EXERCISE INPUT
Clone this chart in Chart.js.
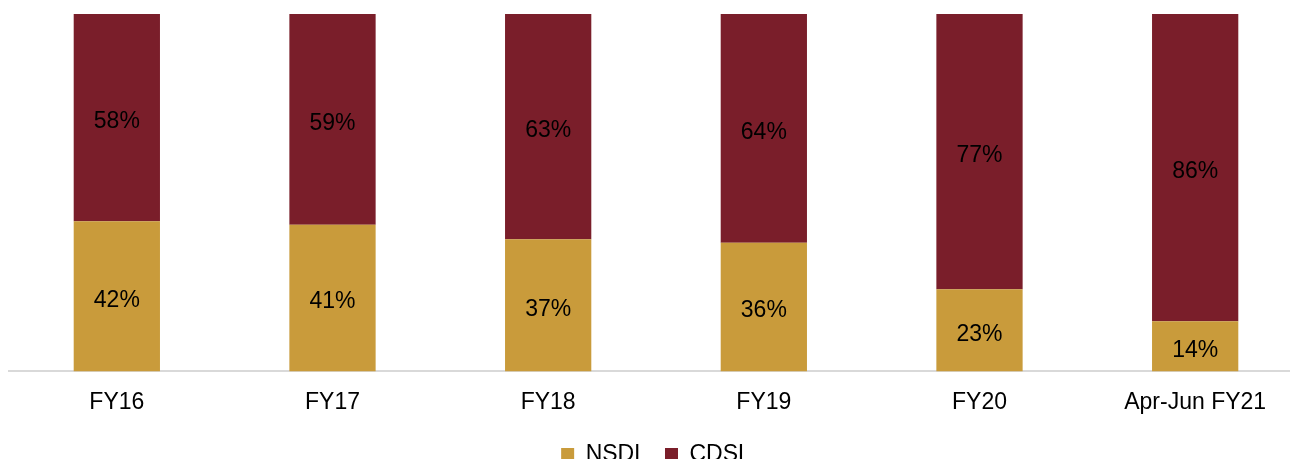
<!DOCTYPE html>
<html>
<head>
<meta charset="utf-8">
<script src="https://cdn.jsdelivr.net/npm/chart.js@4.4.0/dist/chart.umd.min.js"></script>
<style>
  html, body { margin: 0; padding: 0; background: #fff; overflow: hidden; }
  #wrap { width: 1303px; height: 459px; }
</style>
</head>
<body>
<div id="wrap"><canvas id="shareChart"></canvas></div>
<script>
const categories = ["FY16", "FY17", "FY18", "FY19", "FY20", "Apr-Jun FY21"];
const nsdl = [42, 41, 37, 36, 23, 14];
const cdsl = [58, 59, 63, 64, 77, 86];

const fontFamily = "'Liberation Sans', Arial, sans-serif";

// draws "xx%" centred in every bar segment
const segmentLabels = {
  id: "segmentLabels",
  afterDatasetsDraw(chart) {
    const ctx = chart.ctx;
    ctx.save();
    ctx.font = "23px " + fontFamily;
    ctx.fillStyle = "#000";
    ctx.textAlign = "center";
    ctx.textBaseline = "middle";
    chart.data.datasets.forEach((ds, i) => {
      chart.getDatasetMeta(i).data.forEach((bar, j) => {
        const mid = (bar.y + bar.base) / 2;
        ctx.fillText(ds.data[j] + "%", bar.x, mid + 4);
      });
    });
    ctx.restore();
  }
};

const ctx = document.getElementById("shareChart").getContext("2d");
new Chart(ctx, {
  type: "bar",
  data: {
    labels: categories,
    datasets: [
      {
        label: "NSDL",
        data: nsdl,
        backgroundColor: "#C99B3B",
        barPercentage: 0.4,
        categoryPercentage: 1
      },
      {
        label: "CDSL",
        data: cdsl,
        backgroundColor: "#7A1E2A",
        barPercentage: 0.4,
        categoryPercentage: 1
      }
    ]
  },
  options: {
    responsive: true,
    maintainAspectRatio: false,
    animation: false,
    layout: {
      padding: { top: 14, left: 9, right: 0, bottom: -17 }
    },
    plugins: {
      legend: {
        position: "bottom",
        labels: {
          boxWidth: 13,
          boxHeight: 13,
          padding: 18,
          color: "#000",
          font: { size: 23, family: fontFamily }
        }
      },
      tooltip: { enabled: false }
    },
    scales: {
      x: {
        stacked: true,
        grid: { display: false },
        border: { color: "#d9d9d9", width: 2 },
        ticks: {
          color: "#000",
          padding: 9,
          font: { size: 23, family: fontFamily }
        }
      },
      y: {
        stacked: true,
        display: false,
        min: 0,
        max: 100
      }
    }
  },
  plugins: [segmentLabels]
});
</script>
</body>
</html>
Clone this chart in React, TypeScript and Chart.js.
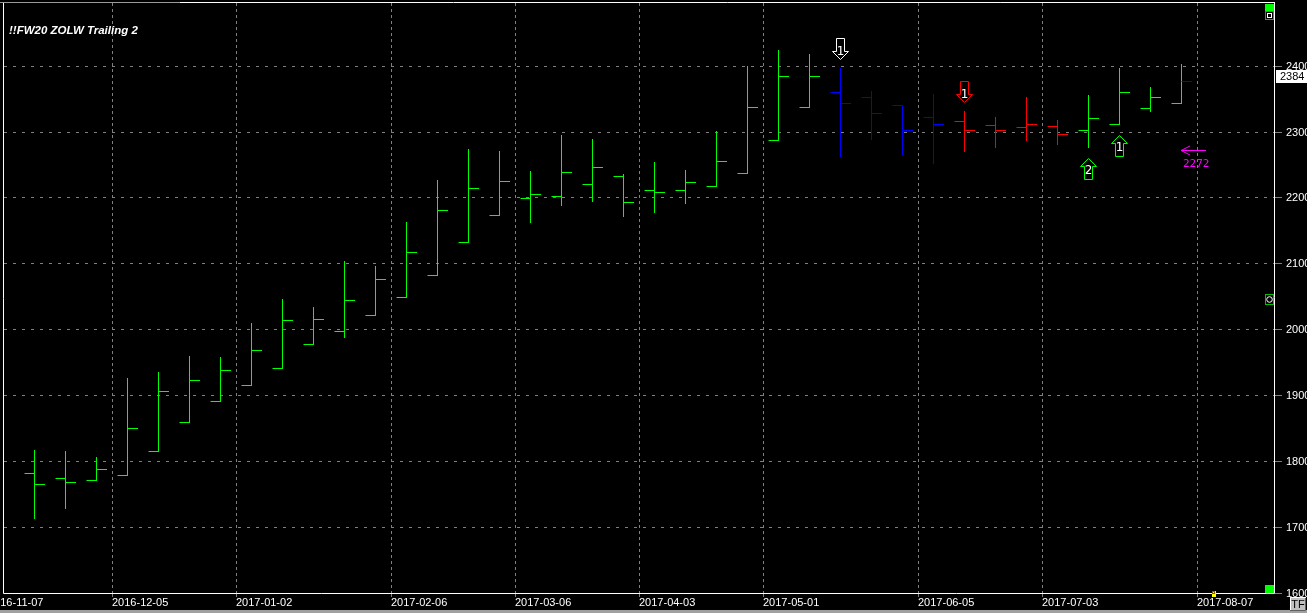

TASK
All records should be output exactly, with the pictures left out.

WRITTEN SOLUTION
Clone this chart in Chart.js.
<!DOCTYPE html>
<html>
<head>
<meta charset="utf-8">
<script src="https://cdn.jsdelivr.net/npm/chart.js@4.4.0/dist/chart.umd.min.js"></script>
<style>
  html, body { margin: 0; padding: 0; background: #fff; overflow: hidden; }
  #wrap { width: 1303px; height: 459px; }
</style>
</head>
<body>
<div id="wrap"><canvas id="shareChart"></canvas></div>
<script>
const categories = ["FY16", "FY17", "FY18", "FY19", "FY20", "Apr-Jun FY21"];
const nsdl = [42, 41, 37, 36, 23, 14];
const cdsl = [58, 59, 63, 64, 77, 86];

const fontFamily = "'Liberation Sans', Arial, sans-serif";

// draws "xx%" centred in every bar segment
const segmentLabels = {
  id: "segmentLabels",
  afterDatasetsDraw(chart) {
    const ctx = chart.ctx;
    ctx.save();
    ctx.font = "23px " + fontFamily;
    ctx.fillStyle = "#000";
    ctx.textAlign = "center";
    ctx.textBaseline = "middle";
    chart.data.datasets.forEach((ds, i) => {
      chart.getDatasetMeta(i).data.forEach((bar, j) => {
        const mid = (bar.y + bar.base) / 2;
        ctx.fillText(ds.data[j] + "%", bar.x, mid + 4);
      });
    });
    ctx.restore();
  }
};

const ctx = document.getElementById("shareChart").getContext("2d");
new Chart(ctx, {
  type: "bar",
  data: {
    labels: categories,
    datasets: [
      {
        label: "NSDL",
        data: nsdl,
        backgroundColor: "#C99B3B",
        barPercentage: 0.4,
        categoryPercentage: 1
      },
      {
        label: "CDSL",
        data: cdsl,
        backgroundColor: "#7A1E2A",
        barPercentage: 0.4,
        categoryPercentage: 1
      }
    ]
  },
  options: {
    responsive: true,
    maintainAspectRatio: false,
    animation: false,
    layout: {
      padding: { top: 14, left: 9, right: 0, bottom: -17 }
    },
    plugins: {
      legend: {
        position: "bottom",
        labels: {
          boxWidth: 13,
          boxHeight: 13,
          padding: 18,
          color: "#000",
          font: { size: 23, family: fontFamily }
        }
      },
      tooltip: { enabled: false }
    },
    scales: {
      x: {
        stacked: true,
        grid: { display: false },
        border: { color: "#d9d9d9", width: 2 },
        ticks: {
          color: "#000",
          padding: 9,
          font: { size: 23, family: fontFamily }
        }
      },
      y: {
        stacked: true,
        display: false,
        min: 0,
        max: 100
      }
    }
  },
  plugins: [segmentLabels]
});
</script>
</body>
</html>
Clone this chart in React, TypeScript and Chart.js.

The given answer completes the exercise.